2. We installed a solar panel on our Washington, D.C., North Building Roof, which not only provides electricity to our facility, but also demonstrates various solar technologies, provides education and outreach opportunities, and supports ongoing solar research. These panels are among the largest in Washington, D.C., and generate about 230,000 kilowatt hours of electricity per year that we use to power our operations. Since installation in September 2008, these solar panels have generated about 693,000 kilowatt hours of electricity. At an average cost of 13.1 cents per kilowatt hour, that’s a savings of about $91,000.
3. We awarded a $26.2 million energy savings performance contract to NORESCO. The contract is an arrangement that allows us to partner with private industry to identify and implement changes that will have a positive impact on the environment and our bottom line.
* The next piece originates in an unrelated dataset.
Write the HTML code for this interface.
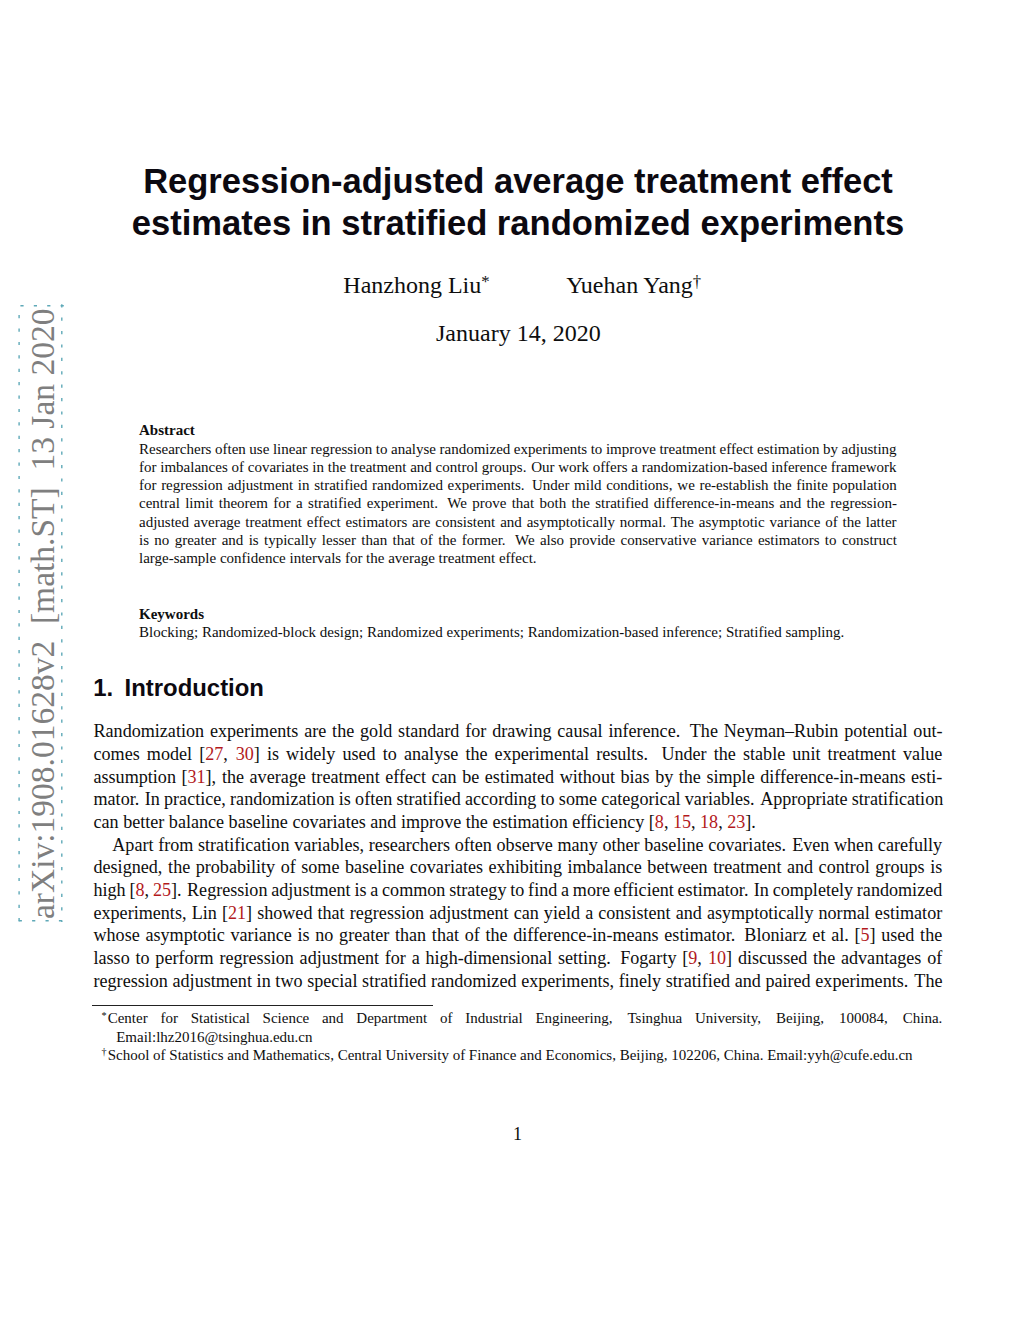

Improvements such as LED exterior lights, steam trap repairs, a variable air volume system retrofit and a centralized chiller plant the contract will save water at our Germantown, Maryland complex and reduce energy consumption at our headquarter’s building in Washinton, DC, by more than 20 percent annually. This approach is expected to save American taxpayers $59.5 million in the long term.
4. We’re greening our transportation fleet, reducing it by more than 35 percent and ensuring that more than 75 percent of it uses alternative fuel sources. Cutting back in this area has already had a measurable impact, saving more than 5,000 gallons of petroleum in fiscal year 2010.
In addition to these investments, we know that it is imperative to create cultural change in the Department. Giving employees the information they need to become better energy stewards has a profound impact on our ability to save energy and money. Our awareness campaigns, including deploying electrical metering, our monthly “zoned” energy competitions, highlight the difference we can all make simply by turning off our lights, computers and other appliances when we’re not using them.
All of this would not be possible without the support of the dedicated staff in the headquarters logistics and facilities organization and the partnership we have with the Sustainability Performance Office and the Federal Energy Management Program.